*** Source material ***
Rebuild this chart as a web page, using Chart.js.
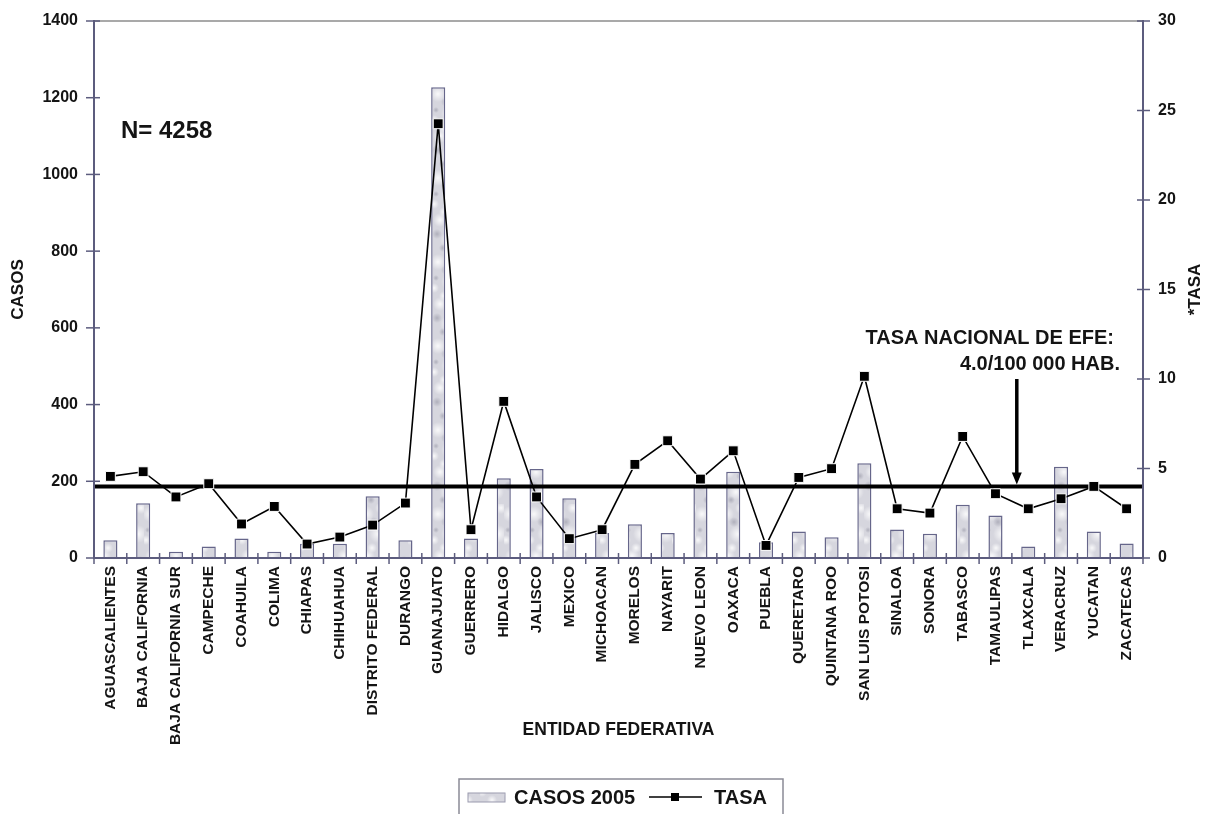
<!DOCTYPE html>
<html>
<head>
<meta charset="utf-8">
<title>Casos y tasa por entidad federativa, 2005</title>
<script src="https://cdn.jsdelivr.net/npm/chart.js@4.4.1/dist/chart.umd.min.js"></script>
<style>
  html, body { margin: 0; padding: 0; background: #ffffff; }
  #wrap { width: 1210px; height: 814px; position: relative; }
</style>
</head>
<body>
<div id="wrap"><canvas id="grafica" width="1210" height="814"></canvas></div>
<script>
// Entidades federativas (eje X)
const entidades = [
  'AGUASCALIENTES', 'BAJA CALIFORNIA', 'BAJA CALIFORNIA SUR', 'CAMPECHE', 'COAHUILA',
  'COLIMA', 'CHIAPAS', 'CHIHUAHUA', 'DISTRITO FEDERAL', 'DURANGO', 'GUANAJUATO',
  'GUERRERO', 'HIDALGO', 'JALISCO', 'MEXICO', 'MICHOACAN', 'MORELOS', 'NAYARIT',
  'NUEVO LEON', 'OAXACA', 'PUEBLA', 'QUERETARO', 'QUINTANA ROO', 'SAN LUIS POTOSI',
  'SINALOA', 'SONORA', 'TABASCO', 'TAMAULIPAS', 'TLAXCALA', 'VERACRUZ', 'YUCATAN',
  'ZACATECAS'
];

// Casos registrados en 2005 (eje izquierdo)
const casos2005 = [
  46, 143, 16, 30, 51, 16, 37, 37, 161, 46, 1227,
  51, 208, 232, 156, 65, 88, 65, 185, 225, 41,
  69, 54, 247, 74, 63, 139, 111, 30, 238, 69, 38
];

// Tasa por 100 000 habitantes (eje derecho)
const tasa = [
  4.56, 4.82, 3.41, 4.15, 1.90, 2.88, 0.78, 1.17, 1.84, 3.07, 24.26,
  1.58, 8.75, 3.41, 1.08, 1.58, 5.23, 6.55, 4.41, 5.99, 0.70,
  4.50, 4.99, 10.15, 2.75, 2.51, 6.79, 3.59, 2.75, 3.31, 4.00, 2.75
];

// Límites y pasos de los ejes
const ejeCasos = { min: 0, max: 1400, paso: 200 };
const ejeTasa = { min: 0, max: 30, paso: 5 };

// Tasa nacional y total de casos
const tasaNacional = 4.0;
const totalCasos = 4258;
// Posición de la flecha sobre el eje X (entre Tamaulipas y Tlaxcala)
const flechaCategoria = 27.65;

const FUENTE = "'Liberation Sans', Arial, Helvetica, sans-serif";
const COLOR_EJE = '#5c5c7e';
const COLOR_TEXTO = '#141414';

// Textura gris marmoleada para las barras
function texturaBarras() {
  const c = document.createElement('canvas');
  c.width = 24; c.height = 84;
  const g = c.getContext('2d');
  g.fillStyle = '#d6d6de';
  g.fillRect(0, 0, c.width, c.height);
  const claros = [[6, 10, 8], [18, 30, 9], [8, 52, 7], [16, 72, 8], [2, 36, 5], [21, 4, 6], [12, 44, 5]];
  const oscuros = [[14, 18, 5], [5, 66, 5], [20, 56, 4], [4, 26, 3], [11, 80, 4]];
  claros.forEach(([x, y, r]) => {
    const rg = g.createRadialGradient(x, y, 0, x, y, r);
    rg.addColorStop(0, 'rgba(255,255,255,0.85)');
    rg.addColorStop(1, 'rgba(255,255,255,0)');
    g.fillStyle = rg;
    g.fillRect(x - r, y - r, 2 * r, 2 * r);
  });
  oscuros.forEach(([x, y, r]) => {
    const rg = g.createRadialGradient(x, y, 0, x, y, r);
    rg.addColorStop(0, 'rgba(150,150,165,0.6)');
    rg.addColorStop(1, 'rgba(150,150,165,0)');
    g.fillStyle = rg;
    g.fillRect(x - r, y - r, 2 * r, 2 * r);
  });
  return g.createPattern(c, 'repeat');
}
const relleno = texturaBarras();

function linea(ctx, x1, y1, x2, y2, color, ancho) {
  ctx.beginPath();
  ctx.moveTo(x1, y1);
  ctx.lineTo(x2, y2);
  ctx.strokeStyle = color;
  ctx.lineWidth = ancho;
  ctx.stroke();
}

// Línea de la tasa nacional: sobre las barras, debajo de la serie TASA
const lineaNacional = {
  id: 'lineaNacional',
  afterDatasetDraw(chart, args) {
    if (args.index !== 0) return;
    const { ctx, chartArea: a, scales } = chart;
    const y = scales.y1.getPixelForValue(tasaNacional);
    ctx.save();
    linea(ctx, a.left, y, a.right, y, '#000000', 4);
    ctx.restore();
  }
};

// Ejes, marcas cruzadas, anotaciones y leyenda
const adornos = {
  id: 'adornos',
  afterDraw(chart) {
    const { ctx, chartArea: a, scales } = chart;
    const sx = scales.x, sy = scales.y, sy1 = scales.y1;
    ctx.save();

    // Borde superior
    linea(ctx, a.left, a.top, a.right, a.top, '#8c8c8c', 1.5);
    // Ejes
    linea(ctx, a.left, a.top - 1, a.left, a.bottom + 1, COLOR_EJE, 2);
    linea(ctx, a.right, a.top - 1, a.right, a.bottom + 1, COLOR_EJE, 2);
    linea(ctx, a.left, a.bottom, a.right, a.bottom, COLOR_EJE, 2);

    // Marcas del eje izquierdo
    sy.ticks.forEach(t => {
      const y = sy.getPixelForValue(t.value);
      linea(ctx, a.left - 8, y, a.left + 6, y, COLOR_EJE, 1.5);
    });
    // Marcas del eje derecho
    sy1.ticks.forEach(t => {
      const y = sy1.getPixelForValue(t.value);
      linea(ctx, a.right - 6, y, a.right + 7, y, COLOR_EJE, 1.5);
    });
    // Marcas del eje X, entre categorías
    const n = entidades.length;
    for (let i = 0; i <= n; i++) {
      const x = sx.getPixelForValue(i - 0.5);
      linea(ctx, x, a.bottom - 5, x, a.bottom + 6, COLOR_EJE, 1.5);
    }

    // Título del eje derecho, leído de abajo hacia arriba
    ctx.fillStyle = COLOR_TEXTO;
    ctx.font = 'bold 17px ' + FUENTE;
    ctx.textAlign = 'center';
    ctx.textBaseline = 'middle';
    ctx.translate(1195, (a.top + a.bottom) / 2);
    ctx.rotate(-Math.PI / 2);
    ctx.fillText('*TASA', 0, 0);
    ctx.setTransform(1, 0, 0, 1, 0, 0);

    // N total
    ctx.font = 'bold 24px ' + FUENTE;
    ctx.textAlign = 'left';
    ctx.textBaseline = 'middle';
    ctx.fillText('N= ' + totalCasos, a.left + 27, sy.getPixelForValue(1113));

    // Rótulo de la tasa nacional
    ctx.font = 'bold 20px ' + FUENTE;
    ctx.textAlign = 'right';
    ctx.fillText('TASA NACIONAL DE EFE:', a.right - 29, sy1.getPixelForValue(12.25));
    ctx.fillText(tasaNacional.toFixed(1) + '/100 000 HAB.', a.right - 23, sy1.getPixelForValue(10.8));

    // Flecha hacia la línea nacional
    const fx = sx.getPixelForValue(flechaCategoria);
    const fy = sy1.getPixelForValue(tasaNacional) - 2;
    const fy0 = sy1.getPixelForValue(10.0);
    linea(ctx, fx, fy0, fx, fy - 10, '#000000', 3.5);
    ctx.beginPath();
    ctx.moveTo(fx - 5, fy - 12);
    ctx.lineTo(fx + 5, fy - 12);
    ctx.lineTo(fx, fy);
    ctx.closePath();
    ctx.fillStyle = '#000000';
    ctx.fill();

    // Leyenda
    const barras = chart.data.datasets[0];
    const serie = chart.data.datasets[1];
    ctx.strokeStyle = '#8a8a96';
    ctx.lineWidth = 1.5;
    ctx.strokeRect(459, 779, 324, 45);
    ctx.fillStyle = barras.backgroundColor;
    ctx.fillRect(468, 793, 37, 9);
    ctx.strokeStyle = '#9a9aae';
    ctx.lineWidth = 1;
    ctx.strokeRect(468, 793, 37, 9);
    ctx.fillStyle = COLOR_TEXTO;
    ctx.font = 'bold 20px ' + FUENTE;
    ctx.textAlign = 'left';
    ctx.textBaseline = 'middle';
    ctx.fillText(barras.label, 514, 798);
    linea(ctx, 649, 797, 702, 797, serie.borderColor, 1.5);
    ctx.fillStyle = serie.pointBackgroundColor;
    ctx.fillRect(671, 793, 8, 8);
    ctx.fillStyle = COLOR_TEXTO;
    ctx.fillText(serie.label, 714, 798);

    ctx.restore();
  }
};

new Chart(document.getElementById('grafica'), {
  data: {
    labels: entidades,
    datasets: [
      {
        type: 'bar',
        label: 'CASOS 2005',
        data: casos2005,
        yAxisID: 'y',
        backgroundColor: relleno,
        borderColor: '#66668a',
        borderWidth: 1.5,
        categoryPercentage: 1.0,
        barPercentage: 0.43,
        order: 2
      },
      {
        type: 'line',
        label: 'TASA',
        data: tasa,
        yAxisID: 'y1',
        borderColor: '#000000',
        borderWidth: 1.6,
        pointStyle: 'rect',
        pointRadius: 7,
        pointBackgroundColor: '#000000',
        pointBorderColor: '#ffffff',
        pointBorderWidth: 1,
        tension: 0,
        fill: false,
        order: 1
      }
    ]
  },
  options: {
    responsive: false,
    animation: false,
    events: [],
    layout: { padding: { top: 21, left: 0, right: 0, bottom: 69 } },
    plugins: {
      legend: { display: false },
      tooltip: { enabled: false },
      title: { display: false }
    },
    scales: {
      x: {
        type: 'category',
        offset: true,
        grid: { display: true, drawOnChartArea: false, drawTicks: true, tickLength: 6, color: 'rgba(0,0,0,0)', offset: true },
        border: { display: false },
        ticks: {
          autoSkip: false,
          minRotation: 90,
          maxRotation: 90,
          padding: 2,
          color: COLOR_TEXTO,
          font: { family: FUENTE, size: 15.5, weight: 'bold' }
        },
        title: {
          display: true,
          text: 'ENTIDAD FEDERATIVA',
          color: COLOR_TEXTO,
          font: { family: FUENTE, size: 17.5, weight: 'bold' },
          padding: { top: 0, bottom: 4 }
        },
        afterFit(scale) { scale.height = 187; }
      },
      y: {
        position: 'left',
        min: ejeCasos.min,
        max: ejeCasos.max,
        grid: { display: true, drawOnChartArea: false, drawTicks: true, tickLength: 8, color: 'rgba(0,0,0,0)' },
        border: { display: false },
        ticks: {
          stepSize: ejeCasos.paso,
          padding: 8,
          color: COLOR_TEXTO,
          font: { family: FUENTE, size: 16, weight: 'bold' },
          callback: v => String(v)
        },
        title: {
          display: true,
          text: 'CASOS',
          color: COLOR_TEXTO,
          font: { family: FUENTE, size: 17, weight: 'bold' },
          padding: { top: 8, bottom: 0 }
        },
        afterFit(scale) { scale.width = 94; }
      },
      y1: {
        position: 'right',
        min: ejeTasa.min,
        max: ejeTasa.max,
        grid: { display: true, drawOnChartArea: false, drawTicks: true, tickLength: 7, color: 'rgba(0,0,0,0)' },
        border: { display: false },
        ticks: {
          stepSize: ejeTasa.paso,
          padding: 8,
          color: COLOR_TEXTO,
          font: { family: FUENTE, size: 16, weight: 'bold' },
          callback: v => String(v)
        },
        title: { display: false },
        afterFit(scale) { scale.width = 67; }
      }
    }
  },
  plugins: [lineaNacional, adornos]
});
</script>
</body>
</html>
***
- Problem to work on: Write down every line from the opening of the listing to the line with "const COLOR_TEXTO = '#141414';", both included, and nothing else; the pictures are omitted.

- Output:
Rebuild this chart as a web page, using Chart.js.
<!DOCTYPE html>
<html>
<head>
<meta charset="utf-8">
<title>Casos y tasa por entidad federativa, 2005</title>
<script src="https://cdn.jsdelivr.net/npm/chart.js@4.4.1/dist/chart.umd.min.js"></script>
<style>
  html, body { margin: 0; padding: 0; background: #ffffff; }
  #wrap { width: 1210px; height: 814px; position: relative; }
</style>
</head>
<body>
<div id="wrap"><canvas id="grafica" width="1210" height="814"></canvas></div>
<script>
// Entidades federativas (eje X)
const entidades = [
  'AGUASCALIENTES', 'BAJA CALIFORNIA', 'BAJA CALIFORNIA SUR', 'CAMPECHE', 'COAHUILA',
  'COLIMA', 'CHIAPAS', 'CHIHUAHUA', 'DISTRITO FEDERAL', 'DURANGO', 'GUANAJUATO',
  'GUERRERO', 'HIDALGO', 'JALISCO', 'MEXICO', 'MICHOACAN', 'MORELOS', 'NAYARIT',
  'NUEVO LEON', 'OAXACA', 'PUEBLA', 'QUERETARO', 'QUINTANA ROO', 'SAN LUIS POTOSI',
  'SINALOA', 'SONORA', 'TABASCO', 'TAMAULIPAS', 'TLAXCALA', 'VERACRUZ', 'YUCATAN',
  'ZACATECAS'
];

// Casos registrados en 2005 (eje izquierdo)
const casos2005 = [
  46, 143, 16, 30, 51, 16, 37, 37, 161, 46, 1227,
  51, 208, 232, 156, 65, 88, 65, 185, 225, 41,
  69, 54, 247, 74, 63, 139, 111, 30, 238, 69, 38
];

// Tasa por 100 000 habitantes (eje derecho)
const tasa = [
  4.56, 4.82, 3.41, 4.15, 1.90, 2.88, 0.78, 1.17, 1.84, 3.07, 24.26,
  1.58, 8.75, 3.41, 1.08, 1.58, 5.23, 6.55, 4.41, 5.99, 0.70,
  4.50, 4.99, 10.15, 2.75, 2.51, 6.79, 3.59, 2.75, 3.31, 4.00, 2.75
];

// Límites y pasos de los ejes
const ejeCasos = { min: 0, max: 1400, paso: 200 };
const ejeTasa = { min: 0, max: 30, paso: 5 };

// Tasa nacional y total de casos
const tasaNacional = 4.0;
const totalCasos = 4258;
// Posición de la flecha sobre el eje X (entre Tamaulipas y Tlaxcala)
const flechaCategoria = 27.65;

const FUENTE = "'Liberation Sans', Arial, Helvetica, sans-serif";
const COLOR_EJE = '#5c5c7e';
const COLOR_TEXTO = '#141414';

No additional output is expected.